Back to the future for a public option.
Nothing about health care reform has inspired more overheated rhetoric than the so-called public option.
Opponents say it would unleash a government juggernaut against which no insurance company could compete. Supporters envision the public option as a nonprofit insurance company that would offer lower-cost health coverage.
If that sounds vaguely familiar, there’s a good reason: For decades, most Americans got health benefits through just such a company. It enrolled everyone who applied, something it considered part of its social mission.
It used what’s called “community rating” to set reasonable rates for all. And it offered the same standard benefit package across the country.
Its name? Blue Cross/Blue Shield.
These days, many of the “Blues” have either turned themselves into for-profit insurance companies or consolidated and begun operating exactly like their investor-owned competitors.
How that happened, and why, has important implications for health care reform.
Health insurance hasn’t always been dominated by corporations bent on maximizing profits and minimizing “medical losses,” their term for money spent on patient care.
The first plans were sold by nonprofits that operated like community service organizations, the same as most hospitals.
A former school superintendent named Justin Ford Kimball, then head of Baylor Hospital in Texas, created the first plan in 1931. He called it Blue Cross.
Mr. Kimball’s idea was to make the cost of hospital care less worrisome to families – and create revenue for hospitals.
Blue Cross was later supplemented by a plan that paid for doctor visits, called Blue Shield. The idea spread across the country; local affiliates opened in every state.
In those early days, commercial insurance companies weren’t interested in health care coverage. Unlike life and casualty insurance, they couldn’t figure how to do the underwriting.
Blue Cross initially used a simple formula to set premiums. Executives estimated how many members would need care in the coming year and how much it would cost. They then divided those expected expenses by the number of “subscribers.” That’s called community rating.
When commercial insurance companies got into the market after World War II, they used a different system based on actuarial tables, like life and casualty insurance. They tried to identify who was most likely to get sick and charged them higher rates.
While nonprofit Blues made money by enrolling more people, for-profit companies found they could make more by excluding people who were more likely to become sick. That left someone else – relatives, hospitals and eventually the federal Medicaid program – to cover the sick and the poor.
Market segmentation eventually spelled trouble for Blue Cross. Unless it also segmented markets and excluded the sick, it couldn’t match prices charged by other insurance companies.
Nonprofit Blues tried merging, building ever-larger companies that spread across several states. But that didn’t control costs. So beginning about 20 years ago in California, Blue Cross plans started transforming themselves into for-profit companies.
The lesson for health reformers is clear: Despite opponents’ dire predictions, for-profit companies are the ones with the power to drive out nonprofits like a public option plan.
That power is enhanced when the public option can’t use its great market clout for tough price negotiations with doctors and hospitals.
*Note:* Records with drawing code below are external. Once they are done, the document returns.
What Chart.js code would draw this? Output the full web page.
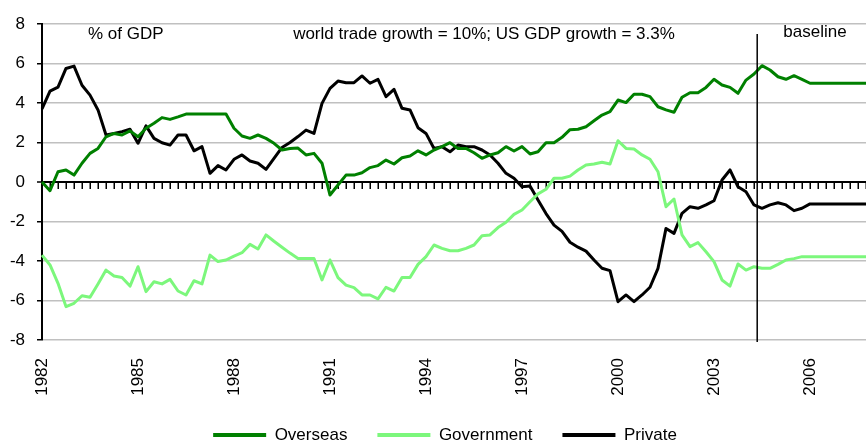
<!DOCTYPE html>
<html><head><meta charset="utf-8">
<script src="https://cdn.jsdelivr.net/npm/chart.js@4"></script>
<style>html,body{margin:0;padding:0;background:#fff}#wrap{width:866px;height:446px}</style>
</head><body><div id="wrap"><canvas id="c" width="866" height="446"></canvas></div>
<script>
// ---- data (quarterly, 1982Q1 .. 2007Q4), % of GDP ----
const firstYear = 1982;
const lastYear = 2007;
const tickYears = ['1982','1985','1988','1991','1994','1997','2000','2003','2006'];
const overseas = [
  0.0,-0.44,0.52,0.61,0.35,0.95,1.45,1.7,2.29,2.46,2.38,2.59,2.29,2.72,2.97,3.26,
  3.17,3.3,3.44,3.44,3.44,3.44,3.44,3.44,2.72,2.33,2.21,2.38,2.21,1.96,1.62,1.7,
  1.72,1.37,1.45,0.95,-0.66,-0.15,0.35,0.35,0.47,0.73,0.83,1.11,0.91,1.23,1.32,1.58,
  1.37,1.62,1.79,1.99,1.7,1.7,1.48,1.2,1.37,1.48,1.79,1.57,1.79,1.42,1.53,1.99,
  1.99,2.26,2.65,2.67,2.8,3.1,3.39,3.56,4.15,4.02,4.44,4.44,4.32,3.81,3.65,3.53,
  4.29,4.52,4.52,4.79,5.2,4.91,4.79,4.49,5.16,5.47,5.89,5.67,5.33,5.2,5.38,5.2,
  5.0,5.0,5.0,5.0,5.0,5.0,5.0,5.0
];
const government = [
  -3.7,-4.2,-5.13,-6.31,-6.14,-5.76,-5.84,-5.16,-4.46,-4.76,-4.84,-5.27,-4.29,-5.55,-5.05,-5.16,
  -4.93,-5.52,-5.72,-5.0,-5.16,-3.7,-4.03,-3.95,-3.75,-3.58,-3.16,-3.39,-2.68,-3.0,-3.3,-3.6,
  -3.87,-3.87,-3.87,-4.96,-3.95,-4.84,-5.22,-5.35,-5.72,-5.72,-5.92,-5.33,-5.52,-4.84,-4.84,-4.17,
  -3.78,-3.19,-3.36,-3.48,-3.48,-3.36,-3.19,-2.72,-2.68,-2.31,-2.04,-1.64,-1.42,-1.0,-0.6,-0.37,
  0.19,0.19,0.3,0.61,0.86,0.91,1.0,0.91,2.09,1.7,1.67,1.37,1.15,0.52,-1.25,-0.86,
  -2.68,-3.27,-3.07,-3.53,-4.03,-4.96,-5.27,-4.15,-4.46,-4.29,-4.37,-4.37,-4.17,-3.95,-3.88,-3.78,
  -3.78,-3.78,-3.78,-3.78,-3.78,-3.78,-3.78,-3.78
];
const privateSector = [
  3.7,4.6,4.8,5.75,5.87,4.9,4.4,3.65,2.38,2.46,2.55,2.67,1.96,2.84,2.21,1.99,
  1.87,2.38,2.38,1.58,1.79,0.44,0.83,0.61,1.15,1.37,1.06,0.95,0.64,1.2,1.75,2.0,
  2.3,2.63,2.46,3.98,4.74,5.11,5.03,5.03,5.37,5.0,5.2,4.32,4.69,3.73,3.65,2.75,
  2.46,1.7,1.79,1.53,1.87,1.79,1.79,1.62,1.37,0.95,0.44,0.19,-0.24,-0.2,-0.91,-1.6,
  -2.18,-2.5,-3.05,-3.3,-3.5,-3.95,-4.37,-4.49,-6.06,-5.72,-6.06,-5.72,-5.33,-4.37,-2.35,-2.6,
  -1.59,-1.25,-1.33,-1.16,-0.95,0.1,0.61,-0.24,-0.49,-1.16,-1.33,-1.16,-1.05,-1.16,-1.45,-1.33,
  -1.11,-1.11,-1.11,-1.11,-1.11,-1.11,-1.11,-1.11
];
const baselineQuarter = 89.4;   // where the baseline projection starts (quarter index)
const seriesNames = ['Overseas','Government','Private'];
const seriesColors = ['#008000','#7cf77c','#000000'];

const quarters = [];
for (let y = firstYear; y <= lastYear; y++) for (let q = 1; q <= 4; q++) quarters.push(y + 'Q' + q);

const FONT = "'Liberation Sans', Arial, sans-serif";

const decor = {
  id: 'decor',
  afterLayout(chart) {
    const l = chart.legend;
    if (!l) return;
    const pad = l.options.labels.padding;
    const dy = 435 - (l.top + pad + 17 / 2);
    const dx = 12;
    l.top += dy; l.bottom += dy; l.left += dx; l.right += dx;
  },
  beforeDatasetsDraw(chart) {
    const {ctx, scales: {x, y}} = chart;
    const y0 = y.getPixelForValue(0);
    ctx.save();
    ctx.strokeStyle = '#000';
    ctx.lineWidth = 1.5;
    ctx.beginPath();
    for (let i = 1; i < quarters.length; i++) {
      const px = Math.round(x.getPixelForValue(i)) + 0.25;
      ctx.moveTo(px, y0);
      ctx.lineTo(px, y0 + 7);
    }
    ctx.stroke();
    ctx.restore();
  },
  afterDatasetsDraw(chart) {
    const {ctx, scales: {x, y}} = chart;
    ctx.save();
    ctx.strokeStyle = '#000';
    ctx.lineWidth = 1.5;
    const bx = x.getPixelForValue(baselineQuarter);
    ctx.beginPath();
    ctx.moveTo(bx, y.getPixelForValue(7.5));
    ctx.lineTo(bx, y.getPixelForValue(-8.1));
    ctx.stroke();
    ctx.fillStyle = '#000';
    ctx.font = '17px ' + FONT;
    ctx.textBaseline = 'alphabetic';
    ctx.textAlign = 'left';
    ctx.fillText('% of GDP', 88, 39);
    ctx.textAlign = 'center';
    ctx.fillText('world trade growth = 10%; US GDP growth = 3.3%', 484, 39);
    ctx.fillText('baseline', 815, 37);
    ctx.restore();
  }
};

new Chart(document.getElementById('c'), {
  type: 'line',
  data: {
    labels: quarters,
    datasets: [overseas, government, privateSector].map((d, i) => ({
      label: seriesNames[i],
      data: d,
      borderColor: seriesColors[i],
      backgroundColor: seriesColors[i],
      borderWidth: 3,
      pointRadius: 0,
      tension: 0,
      borderJoinStyle: 'round',
      fill: false
    }))
  },
  options: {
    responsive: false,
    animation: false,
    devicePixelRatio: 1,
    layout: { padding: { top: 24, left: 0, right: 0, bottom: -11 }, autoPadding: false },
    plugins: {
      tooltip: { enabled: false },
      legend: {
        position: 'bottom',
        labels: {
          font: { family: FONT, size: 17 },
          color: '#000',
          boxWidth: 53,
          boxHeight: 4,
          padding: 30,
          generateLabels(chart) {
            const items = Chart.defaults.plugins.legend.labels.generateLabels(chart);
            items.forEach(it => { it.lineWidth = 0; });
            return items;
          }
        }
      }
    },
    scales: {
      x: {
        type: 'category',
        offset: false,
        grid: { display: false, drawTicks: false },
        border: { display: false },
        ticks: {
          autoSkip: false,
          minRotation: 90,
          maxRotation: 90,
          padding: 18,
          color: '#000',
          font: { family: FONT, size: 17 },
          callback: (v, i) => (i % 12 === 0 ? tickYears[i / 12] : '')
        },
        afterFit: s => { s.height = 60; s.paddingLeft = 0; s.paddingRight = 0; }
      },
      y: {
        min: -8,
        max: 8,
        ticks: { stepSize: 2, color: '#000', padding: 12, font: { family: FONT, size: 17 } },
        grid: {
          color: c => (c.tick && c.tick.value === 0 ? '#000' : '#c0c0c0'),
          lineWidth: c => (c.tick && c.tick.value === 0 ? 2 : 1.5),
          tickColor: '#000',
          tickLength: 5,
          tickWidth: 1.5
        },
        border: { display: true, color: '#000', width: 2 },
        afterFit: s => { s.width = 42; s.paddingTop = 0; s.paddingBottom = 0; }
      }
    }
  },
  plugins: [decor]
});
</script>
</body></html>
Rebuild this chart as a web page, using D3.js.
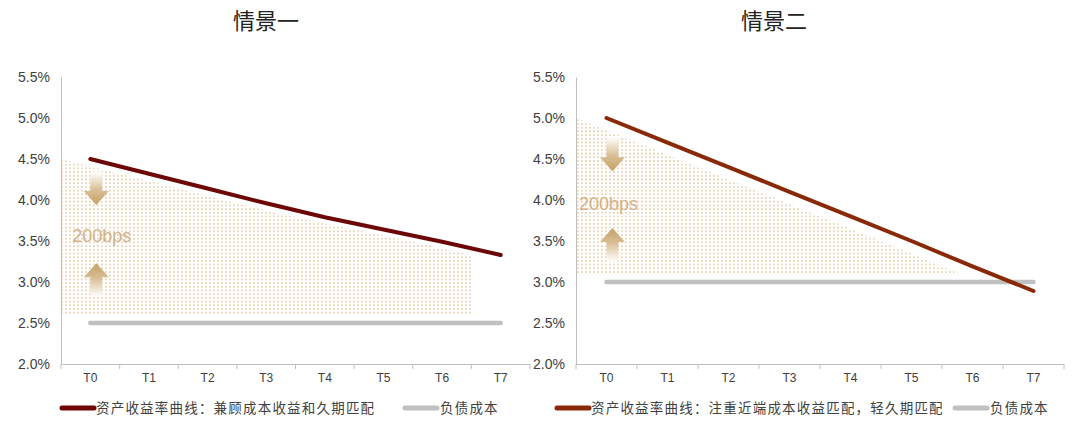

And it’s enhanced when private insurers can attract the healthiest people for their plans, leaving the sickest to the public option.
The Congressional Budget Office has estimated that the relatively weak public option in the House health reform bill actually will have to charge higher premiums than private health insurance. And, it says the public plan would attract “a less healthy pool of enrollees.”
The history of the Blues shows that’s a recipe for failure.